↓↓↓

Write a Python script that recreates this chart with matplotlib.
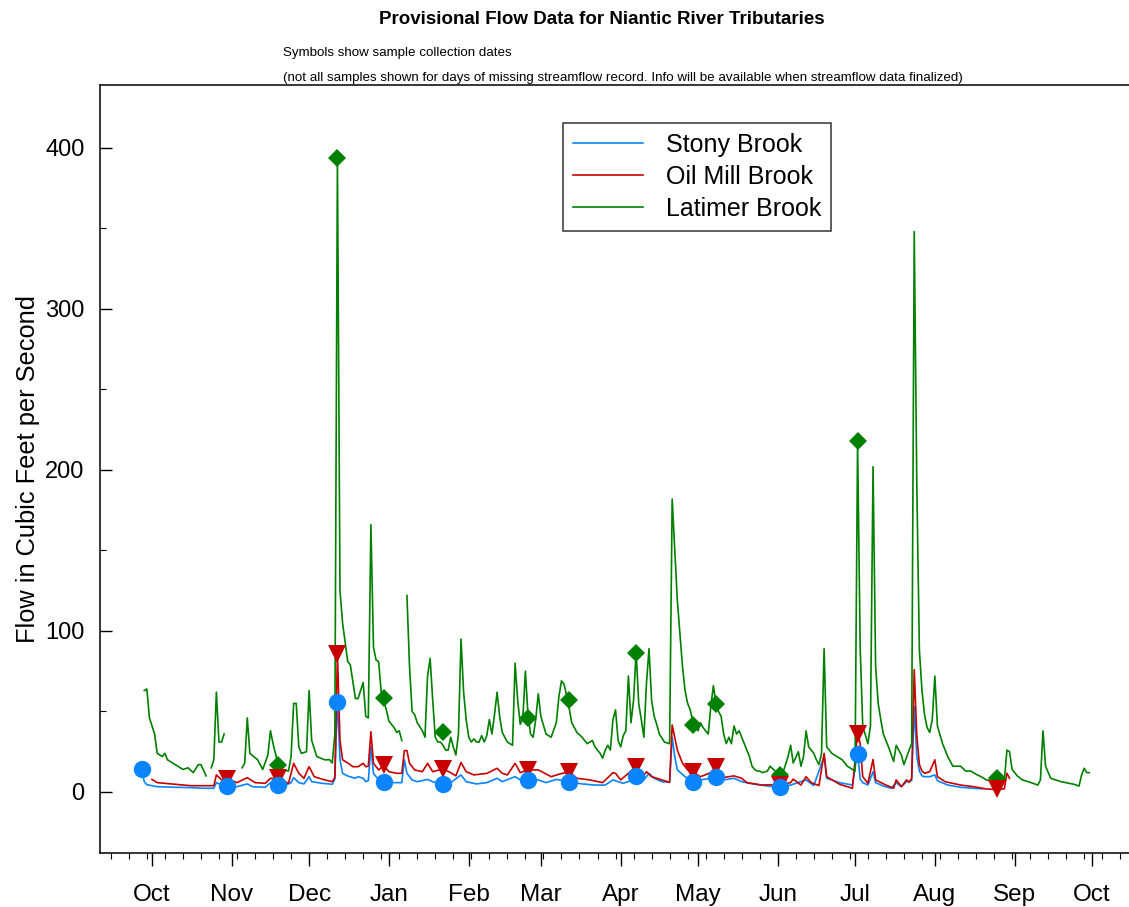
import numpy as np
import matplotlib
matplotlib.use('Agg')
import matplotlib.pyplot as plt
import matplotlib.dates as mdates
from matplotlib.ticker import MultipleLocator
from matplotlib import rcParams
rcParams['font.family'] = ['Liberation Sans', 'DejaVu Sans']

nan = np.nan
start = np.datetime64('2018-10-01')

# daily flow, day offsets from Oct 1
stony_day = [-4, -3, -2, 2, 9, 15, 20, 24, 25, 27, 29, 32, 37, 39, 44, 46, 49, 52, 54, 55,
             57, 59, 61, 62, 66, 70, 71, 72, 73, 74, 76, 79, 80, 82, 83, 84, 85, 86, 88, 90,
             92, 95, 97, 98, 99, 101, 103, 107, 109, 113, 116, 120, 122, 126, 130, 134, 136, 141, 143, 146,
             150, 153, 157, 162, 167, 172, 176, 179, 181, 183, 186, 188, 191, 193, 195, 198, 201, 202, 203, 204,
             207, 210, 213, 219, 222, 226, 229, 234, 241, 244, 248, 254, 257, 261, 262, 267, 272, 274, 275, 276,
             278, 280, 281, 284, 287, 289, 291, 293, 295, 296, 297, 298, 299, 300, 302, 304, 305, 309, 314, 319,
             323]
stony_cfs = [14, 6.4, 4.5, 3.3, 2.9, 2.7, 2.3, 2.3, 5.8, 4.3, 3.7, 2.9, 5.0, 3.3, 2.9, 5.8, 4.3, 4.3, 5.8, 8.9,
             5.8, 5.0, 9.5, 6.4, 5.4, 4.8, 8.0, 58, 20, 11.6, 9.9, 8.5, 9.5, 8.5, 6.4, 7.0, 28, 11.6, 7.5, 6.4,
             5.8, 5.8, 5.8, 20, 11.6, 7.5, 6.4, 7.8, 6.4, 4.8, 5.8, 10.6, 6.4, 5.0, 5.8, 8.5, 6.4, 9.5, 7.5, 7.5,
             7.5, 5.8, 7.8, 6.4, 5.0, 4.3, 4.3, 7.5, 6.4, 5.4, 7.0, 10, 7.5, 11.6, 8.5, 6.4, 6.0, 34, 22, 13.7,
             9.5, 6.4, 7.5, 9.0, 7.5, 8.5, 6.4, 4.8, 3.3, 2.9, 4.3, 7.5, 4.0, 22, 8.5, 5.8, 4.3, 25, 8.0, 5.8,
             4.3, 12.6, 5.8, 3.7, 2.3, 5.8, 3.3, 6.4, 7.0, 53, 22, 13, 10, 9.5, 9.5, 10.6, 7.0, 4.3, 2.9, 2.3,
             1.9]

oil_day = [0, 2, 9, 15, 24, 25, 27, 29, 33, 37, 40, 44, 46, 49, 53, 55, 57, 59, 61, 63,
           67, 70, 71, 72, 73, 74, 76, 78, 80, 82, 83, 84, 85, 86, 88, 90, 92, 95, 97, 98,
           99, 100, 102, 105, 107, 109, 113, 116, 118, 120, 122, 125, 127, 130, 134, 136, 138, 141, 143, 146,
           150, 152, 155, 158, 162, 165, 170, 175, 179, 180, 182, 185, 188, 190, 192, 194, 198, 201, 202, 204,
           206, 208, 210, 213, 217, 219, 222, 226, 229, 231, 237, 241, 244, 248, 249, 252, 254, 256, 259, 261,
           262, 267, 272, 274, 275, 276, 278, 280, 281, 285, 288, 289, 291, 293, 294, 295, 296, 297, 298, 299,
           300, 302, 304, 305, 308, 314, 319, 324, 328, 331, 332, 333]
oil_cfs = [7.8, 5.8, 4.8, 3.9, 3.9, 10.6, 7.5, 8.3, 5.8, 8.9, 5.8, 5.4, 8.5, 8.0, 5.4, 17.8, 11.6, 8.5, 15.7, 9.5,
           7.5, 6.4, 9.0, 86, 32, 20, 18, 15.7, 15.7, 17.8, 15.7, 16, 37.4, 17.8, 13.7, 16.5, 12.6, 11.6, 11.6, 25.7,
           25.7, 17.8, 13.7, 12.6, 17.8, 12.6, 14.3, 12.0, 10.0, 18.3, 12.6, 10.6, 11.0, 11.5, 14.7, 11.6, 10.6, 17.8, 12.0, 13.7,
           13.7, 12.0, 9.5, 11.0, 12.6, 8.5, 7.5, 5.8, 12.0, 11.6, 7.5, 11.6, 15.7, 8.0, 12.6, 9.5, 7.5, 6.0, 41.6, 26,
           17.8, 13.7, 12.3, 9.5, 12, 15.7, 9.0, 10, 8.5, 5.8, 4.3, 4.5, 4.5, 5.8, 8.0, 4.3, 9.5, 5.8, 4.0, 24,
           9.5, 4.8, 2.3, 37, 30, 9.5, 5.4, 20.2, 7.5, 4.3, 2.3, 7.5, 3.3, 7.5, 6.0, 8.5, 76, 35, 17, 13,
           11.6, 12.6, 20, 9.5, 6.4, 4.3, 3.3, 1.9, 1.5, 2.0, 11.6, 8.5]

lat_day = [-3, -2, -1, 1, 2, 4, 5, 6, 8, 10, 12, 14, 16, 18, 19, 21, 22, 23, 24, 25,
           26, 27, 28, 29, 35, 36, 37, 38, 41, 43, 45, 46, 47, 49, 50, 53, 54, 55, 56, 57,
           58, 60, 61, 62, 64, 67, 69, 70, 71, 72, 73, 74, 76, 77, 79, 80, 82, 83, 84, 85,
           86, 87, 88, 89, 91, 92, 94, 95, 96, 97, 98, 99, 100, 101, 102, 103, 105, 106, 107, 108,
           109, 110, 111, 112, 113, 114, 115, 116, 117, 118, 119, 120, 121, 122, 123, 124, 125, 126, 127, 128,
           129, 130, 131, 132, 133, 134, 135, 136, 137, 138, 139, 140, 141, 142, 143, 144, 145, 146, 147, 148,
           149, 150, 151, 153, 155, 157, 158, 159, 160, 161, 162, 163, 165, 167, 169, 171, 172, 174, 175, 176,
           177, 178, 179, 180, 181, 182, 183, 184, 185, 186, 187, 188, 189, 190, 191, 192, 193, 194, 195, 196,
           197, 199, 201, 202, 203, 204, 206, 207, 208, 209, 210, 211, 212, 213, 214, 215, 216, 217, 218, 219,
           220, 221, 222, 223, 224, 225, 226, 227, 228, 229, 230, 232, 233, 234, 235, 236, 237, 239, 240, 242,
           244, 245, 246, 247, 248, 249, 251, 252, 253, 254, 255, 256, 257, 258, 259, 260, 261, 262, 264, 266,
           268, 270, 272, 273, 274, 275, 276, 278, 279, 280, 281, 282, 283, 284, 286, 288, 289, 291, 292, 294,
           295, 296, 297, 298, 299, 300, 301, 302, 303, 304, 305, 307, 309, 311, 314, 316, 318, 320, 322, 324,
           326, 328, 330, 331, 332, 333, 334, 336, 338, 341, 344, 345, 346, 347, 349, 353, 356, 358, 360, 361,
           362, 363, 364]
lat_cfs = [63, 64, 46, 36, 24, 22, 24, 20, 18, 16, 14, 15, 12, 17, 17, 10, nan, 15, 20, 62,
           31, 31, 36, nan, 15, 18, 46, 24, 20, 14, 23, 38, 30, 17, 14, 13, 22, 55, 55, 28,
           24, 25, 63, 32, 22, 20, 20, 18, 36, 393, 125, 105, 81, 79, 58, 58, 68, 47, 46, 166,
           90, 82, 81, 62, 51, 44, 40, 37, 38, 32, nan, 122, 78, 50, 48, 43, 38, 34, 72, 83,
           57, 34, 31, 31, 29, 26, 26, 34, 28, 23, 36, 95, 62, 45, 34, 31, 33, 31, 31, 35,
           31, 35, 45, 36, 48, 62, 47, 37, 34, 31, 30, 29, 80, 57, 42, 46, 75, 48, 36, 34,
           45, 61, 47, 36, 34, 43, 59, 69, 67, 60, 52, 43, 37, 34, 30, 32, 28, 24, 21, 26,
           29, 26, 45, 51, 32, 28, 35, 38, 72, 43, 57, 87, 55, 45, 34, 67, 89, 57, 47, 42,
           36, 31, 30, 182, 150, 119, 78, 63, 55, 51, 44, 40, 38, 43, 40, 38, 36, 53, 66, 55,
           50, 47, 36, 30, 34, 30, 41, 36, 38, 34, 30, 22, 16, 14, 13, 13, 12, 13, 16, 13,
           12, 12, 17, 22, 29, 18, 25, 16, 22, 38, 28, 26, 24, 20, 17, 24, 89, 28, 24, 22,
           20, 16, 14, 13, 217, 90, 41, 30, 41, 202, 78, 55, 45, 36, 28, 19, 29, 23, 17, 26,
           30, 348, 190, 88, 63, 48, 40, 37, 45, 72, 41, 30, 22, 16, 16, 13, 13, 11, 9.5, 7.5,
           7, 8, 7, 7.5, 26, 25, 14, 10, 7.5, 6, 4.3, 7.5, 38, 16, 8.5, 6.4, 5.4, 4.8, 3.7, 10.6,
           14.7, 12, 12]

# sample collection dates
stony_smp_day = [-4, 29, 49, 72, 90, 113, 146, 162, 188, 210, 219, 244, 274]
stony_smp_cfs = [14, 3.7, 4.3, 56, 6.4, 4.8, 7.5, 6.4, 10, 6.4, 9.0, 2.9, 23.6]
oil_smp_day = [29, 49, 72, 90, 113, 146, 162, 188, 210, 219, 244, 274, 328]
oil_smp_cfs = [8.3, 8.4, 86, 16.5, 14.3, 13.7, 12.6, 15.7, 12.3, 15.7, 4.5, 36.3, 1.9]
lat_smp_day = [49, 72, 90, 113, 146, 162, 188, 210, 219, 244, 274, 328]
lat_smp_cfs = [16.8, 394, 58.6, 37.4, 45.8, 57.4, 86.5, 41.6, 54.7, 10.6, 218, 8.7]


def to_dates(days):
	return start + np.array(days).astype('timedelta64[D]')


c_stony = '#0a84ff'
c_oil = '#c80000'
c_lat = '#008000'

fig = plt.figure(figsize=(11.29, 9.07), dpi=100)
ax = fig.add_axes([100/1129, 1-853/907, 1029/1129, 768/907])

ax.plot(to_dates(stony_day), stony_cfs, color=c_stony, lw=1.2, label='Stony Brook', zorder=2)
ax.plot(to_dates(oil_day), oil_cfs, color=c_oil, lw=1.2, label='Oil Mill Brook', zorder=2.1)
ax.plot(to_dates(lat_day), lat_cfs, color=c_lat, lw=1.2, label='Latimer Brook', zorder=2.2)

ax.plot(to_dates(lat_smp_day), lat_smp_cfs, 'D', color=c_lat, ms=9, mew=0, zorder=3)
ax.plot(to_dates(oil_smp_day), oil_smp_cfs, 'v', color=c_oil, ms=13, mew=0, zorder=3.1)
ax.plot(to_dates(stony_smp_day), stony_smp_cfs, 'o', color=c_stony, ms=12.5, mew=0, zorder=3.2)

ax.set_xlim(mdates.date2num(start) - 20.2, mdates.date2num(start) + 379.4)
ax.set_ylim(-37.9, 439.1)

ax.xaxis.set_major_locator(mdates.MonthLocator())
ax.xaxis.set_major_formatter(mdates.DateFormatter('%b'))
ax.xaxis.set_minor_locator(mdates.WeekdayLocator(byweekday=mdates.SA))
ax.yaxis.set_major_locator(MultipleLocator(100))
ax.yaxis.set_minor_locator(MultipleLocator(50))

ax.tick_params(axis='x', which='major', direction='out', length=9, width=1, labelsize=17.5, pad=13)
ax.tick_params(axis='x', which='minor', direction='out', length=4.3, width=0.8)
ax.tick_params(axis='y', which='major', direction='in', length=8.5, width=1, labelsize=17, pad=11)
ax.tick_params(axis='y', which='minor', direction='in', length=4.3, width=0.8)
ax.spines['right'].set_visible(False)
for s in ['left', 'top', 'bottom']:
	ax.spines[s].set_linewidth(1.1)

ax.set_ylabel('Flow in Cubic Feet per Second', fontsize=18.3)
ax.yaxis.set_label_coords(-0.058, 0.5)

leg = ax.legend(loc='upper left', bbox_to_anchor=(563/1129, 1-123/907), bbox_transform=fig.transFigure,
	fontsize=18, frameon=True, fancybox=False, edgecolor='black', handlelength=2.8,
	handletextpad=0.92, labelspacing=0.32, borderpad=0.4, borderaxespad=0)
leg.get_frame().set_linewidth(1.1)

fig.text(602/1129, 1-19/907, 'Provisional Flow Data for Niantic River Tributaries',
	ha='center', va='center', fontsize=13.5, fontweight='bold')
fig.text(283/1129, 1-53/907, 'Symbols show sample collection dates', ha='left', va='center', fontsize=9.6)
fig.text(283/1129, 1-78/907, '(not all samples shown for days of missing streamflow record. Info will be available when streamflow data finalized)',
	ha='left', va='center', fontsize=9.6)

fig.savefig('out.png', dpi=100)
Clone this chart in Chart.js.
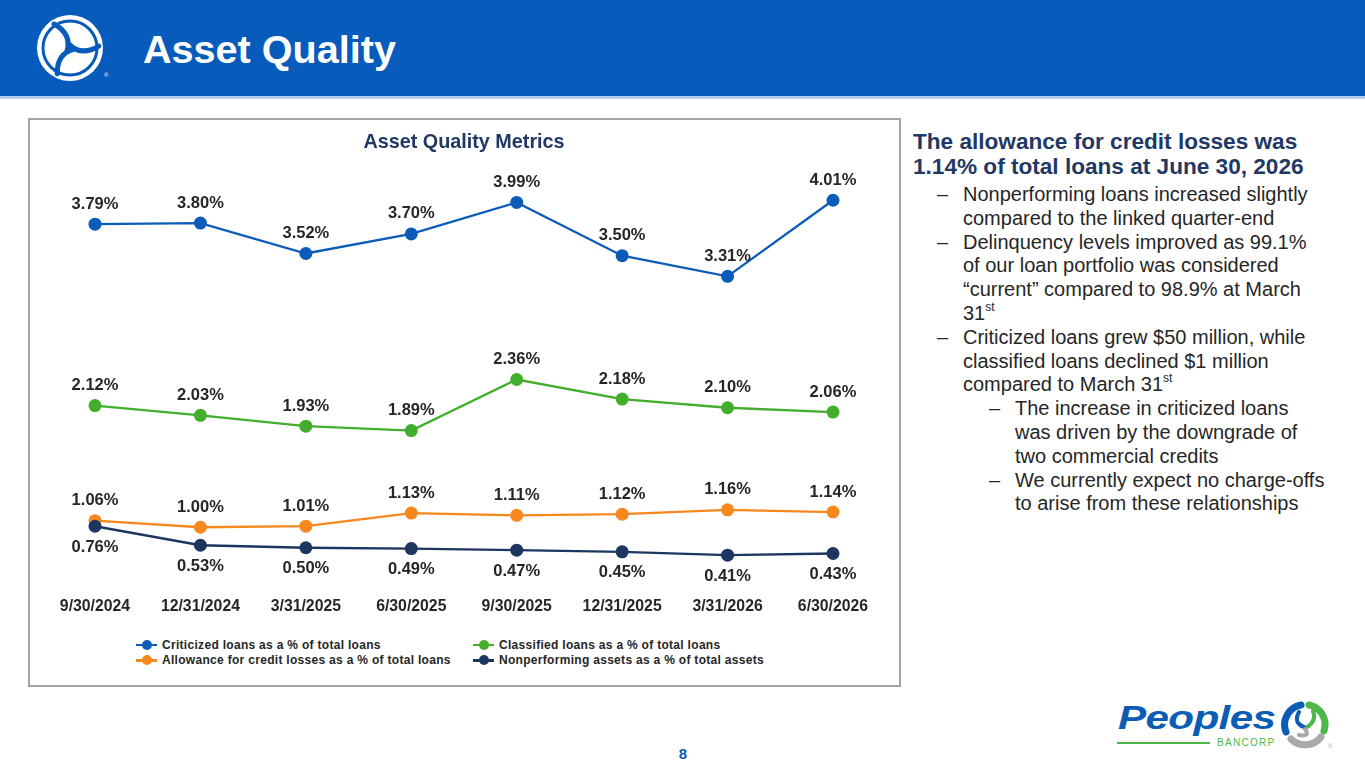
<!DOCTYPE html>
<html>
<head>
<meta charset="utf-8">
<script src="https://cdn.jsdelivr.net/npm/chart.js"></script>
<style>
  html, body { margin:0; padding:0; background:#fff; }
  body { width:1365px; height:768px; position:relative; overflow:hidden; font-family:"Liberation Sans", Arial, sans-serif; }
  #hdr { position:absolute; left:0; top:0; width:1365px; height:96px; background:#075bbb; }
  #hdrline { position:absolute; left:0; top:96px; width:1365px; height:3px; background:#b3cfee; }
  #hdrTitle { position:absolute; left:143px; top:30px; font-size:39.6px; line-height:39px; font-weight:bold; color:#fff; white-space:nowrap; }
  #box { position:absolute; left:28px; top:118px; width:873px; height:569px; box-sizing:border-box; border:2px solid #a3a3a3; }
  #wrap { position:absolute; left:31px; top:121px; width:866px; height:504px; }
  #legend { position:absolute; left:136px; top:637px; display:grid; grid-template-columns:337px auto; grid-auto-rows:15.5px; font-size:12px; letter-spacing:0.3px; font-weight:bold; color:#262626; }
  .li { display:flex; align-items:center; white-space:nowrap; }
  .mk { position:relative; width:21px; height:10px; margin-right:5px; flex:none; }
  .mk .ln { position:absolute; left:0; top:4px; width:21px; height:2.5px; }
  .mk .dt { position:absolute; left:5.5px; top:0; width:10px; height:10px; border-radius:50%; }
  #side { position:absolute; left:913px; top:0; width:440px; color:#262626; }
  #head { position:absolute; left:0; top:130px; font-size:22.6px; line-height:24.5px; font-weight:bold; color:#1f3864; white-space:nowrap; }
  #bul { position:absolute; left:0; top:183px; font-size:20px; line-height:23.8px; white-space:nowrap; }
  .b1 { position:relative; padding-left:50px; }
  .b2 { position:relative; padding-left:102px; }
  .b1 .d { position:absolute; left:24px; top:0; }
  .b2 .d { position:absolute; left:76px; top:0; }
  sup { font-size:12px; line-height:0; vertical-align:9px; }
  #pg { position:absolute; left:670px; top:745px; width:26px; text-align:center; font-size:15px; line-height:18px; font-weight:bold; color:#0b5cb5; }
  #ppl { position:absolute; left:1118px; top:700px; font-size:34px; line-height:34px; font-weight:bold; font-style:italic; color:#0b5cb5; transform:scaleX(1.24); transform-origin:left top; white-space:nowrap; letter-spacing:-0.5px; }
  #gline { position:absolute; left:1117px; top:742px; width:93px; height:2px; background:#4db848; }
  #banc { position:absolute; left:1217px; top:736px; font-size:10px; line-height:14px; letter-spacing:1.3px; color:#4db848; white-space:nowrap; }
</style>
</head>
<body>
<div id="hdr"></div>
<div id="hdrline"></div>
<svg style="position:absolute;left:36px;top:13px" width="76" height="72" viewBox="0 0 76 72">
  <circle cx="34" cy="35" r="33" fill="#fff"/>
  <g transform="translate(34,35)" fill="none" stroke="#075bbb" stroke-width="5" stroke-linecap="round">
    <path d="M -3 3 Q 2 -14 -16 -24"/>
    <path d="M -3 3 Q 2 -14 -16 -24" transform="rotate(120)"/>
    <path d="M -3 3 Q 2 -14 -16 -24" transform="rotate(240)"/>
    <circle cx="0" cy="0" r="27" stroke-width="3"/>
  </g>
  <text x="68" y="64" font-size="6" fill="#fff">®</text>
</svg>
<div id="hdrTitle">Asset Quality</div>

<div id="box"></div>
<div id="wrap"><canvas id="c"></canvas></div>
<div id="legend"></div>

<div id="side">
  <div id="head">The allowance for credit losses was<br>1.14% of total loans at June 30, 2026</div>
  <div id="bul">
    <div class="b1"><span class="d">–</span>Nonperforming loans increased slightly<br>compared to the linked quarter-end</div>
    <div class="b1"><span class="d">–</span>Delinquency levels improved as 99.1%<br>of our loan portfolio was considered<br>“current” compared to 98.9% at March<br>31<sup>st</sup></div>
    <div class="b1"><span class="d">–</span>Criticized loans grew $50 million, while<br>classified loans declined $1 million<br>compared to March 31<sup>st</sup></div>
    <div class="b2"><span class="d">–</span>The increase in criticized loans<br>was driven by the downgrade of<br>two commercial credits</div>
    <div class="b2"><span class="d">–</span>We currently expect no charge-offs<br>to arise from these relationships</div>
  </div>
</div>

<div id="pg">8</div>
<div id="ppl">Peoples</div>
<div id="gline"></div>
<div id="banc">BANCORP</div>
<svg style="position:absolute;left:1280px;top:700px" width="56" height="52" viewBox="0 0 56 52">
  <g transform="translate(25,25)" fill="none" stroke-width="7" stroke-linecap="round">
    <path d="M 4 -20 A 20 20 0 0 1 19 6" stroke="#4db848"/>
    <path d="M 16 12 A 20 20 0 0 1 -14 14" stroke="#a7a9ac"/>
    <path d="M -19 7 A 20 20 0 0 1 -4 -20" stroke="#0b5cb5"/>
    <path d="M 2 2 Q 12 -4 8 -14" stroke="#4db848" stroke-width="4"/>
    <path d="M -1 2 Q -12 -2 -6 -13" stroke="#0b5cb5" stroke-width="4"/>
    <path d="M 0 4 Q 6 12 -6 10" stroke="#a7a9ac" stroke-width="4"/>
  </g>
  <text x="48" y="48" font-size="6" fill="#a7a9ac">®</text>
</svg>

<script>
// ---- data ----
const categories = ["9/30/2024","12/31/2024","3/31/2025","6/30/2025","9/30/2025","12/31/2025","3/31/2026","6/30/2026"];
const criticizedLoans = [3.79, 3.80, 3.52, 3.70, 3.99, 3.50, 3.31, 4.01];
const classifiedLoans = [2.12, 2.03, 1.93, 1.89, 2.36, 2.18, 2.10, 2.06];
const allowanceCredit = [1.06, 1.00, 1.01, 1.13, 1.11, 1.12, 1.16, 1.14];
const nonperformingAssets = [0.76, 0.53, 0.50, 0.49, 0.47, 0.45, 0.41, 0.43];
const seriesNames = [
  "Criticized loans as a % of total loans",
  "Classified loans as a % of total loans",
  "Allowance for credit losses as a % of total loans",
  "Nonperforming assets as a % of total assets"
];

const FONT = "'Liberation Sans', Arial, sans-serif";
Chart.defaults.font.family = FONT;

function ds(label, data, color, pos, axis, order) {
  return {
    label, data, borderColor: color, backgroundColor: color,
    pointBackgroundColor: color, pointBorderColor: color, pointBorderWidth: 0,
    pointRadius: 6.5, pointHoverRadius: 6.5, borderWidth: 2.3, tension: 0,
    yAxisID: axis, order, labelPos: pos
  };
}

const labelPlugin = {
  id: 'valueLabels',
  afterDatasetsDraw(chart) {
    const ctx = chart.ctx;
    ctx.save();
    ctx.font = "bold 16.5px " + FONT;
    ctx.fillStyle = "#262626";
    ctx.textAlign = "center";
    ctx.textBaseline = "middle";
    chart.data.datasets.forEach((d, i) => {
      const meta = chart.getDatasetMeta(i);
      meta.data.forEach((pt, j) => {
        const off = d.labelPos === 'below' ? 21 : -20;
        ctx.fillText(d.data[j].toFixed(2) + "%", pt.x, pt.y + off);
      });
    });
    ctx.restore();
  }
};

const chart = new Chart(document.getElementById('c'), {
  type: 'line',
  data: {
    labels: categories,
    datasets: [
      ds(seriesNames[0], criticizedLoans, "#0b5cb9", 'above', 'y', 3),
      ds(seriesNames[1], classifiedLoans, "#42ae2c", 'above', 'y', 2),
      ds(seriesNames[2], allowanceCredit, "#f8881e", 'above', 'y', 1),
      ds(seriesNames[3], nonperformingAssets, "#1d365f", 'below', 'y2', 0)
    ]
  },
  options: {
    responsive: true, maintainAspectRatio: false, animation: false,
    layout: { padding: { left: 11.3, right: 11.3, top: 0, bottom: 1 } },
    plugins: {
      legend: { display: false },
      tooltip: { enabled: false },
      title: {
        display: true, text: "Asset Quality Metrics", color: "#1f3864",
        font: { size: 19.8, weight: 'bold' }, padding: { top: 10.1, bottom: 10 }
      }
    },
    scales: {
      x: {
        offset: true,
        grid: { display: false, drawTicks: false }, border: { display: false },
        ticks: { color: "#262626", font: { size: 15.8, weight: 'bold' }, padding: 8, maxRotation: 0, autoSkip: false }
      },
      y: { display: false, min: 0.431, max: 4.336 },
      y2: { display: false, min: 0, max: 5.134, position: 'right' }
    }
  },
  plugins: [labelPlugin]
});

// HTML legend built from the chart's own legend items
const items = chart.options.plugins.legend.labels.generateLabels(chart)
  .sort((a, b) => a.datasetIndex - b.datasetIndex);
const legendEl = document.getElementById('legend');
items.forEach(it => {
  const el = document.createElement('div');
  el.className = 'li';
  const mk = document.createElement('span');
  mk.className = 'mk';
  mk.innerHTML = '<span class="ln" style="background:' + it.strokeStyle + '"></span><span class="dt" style="background:' + it.fillStyle + '"></span>';
  el.appendChild(mk);
  el.appendChild(document.createTextNode(it.text));
  legendEl.appendChild(el);
});
</script>
</body>
</html>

↑↑↑

SHORT TASK
What is the number of lines in the data holding the word "script"? Reply with that number only.

WRITTEN SOLUTION
4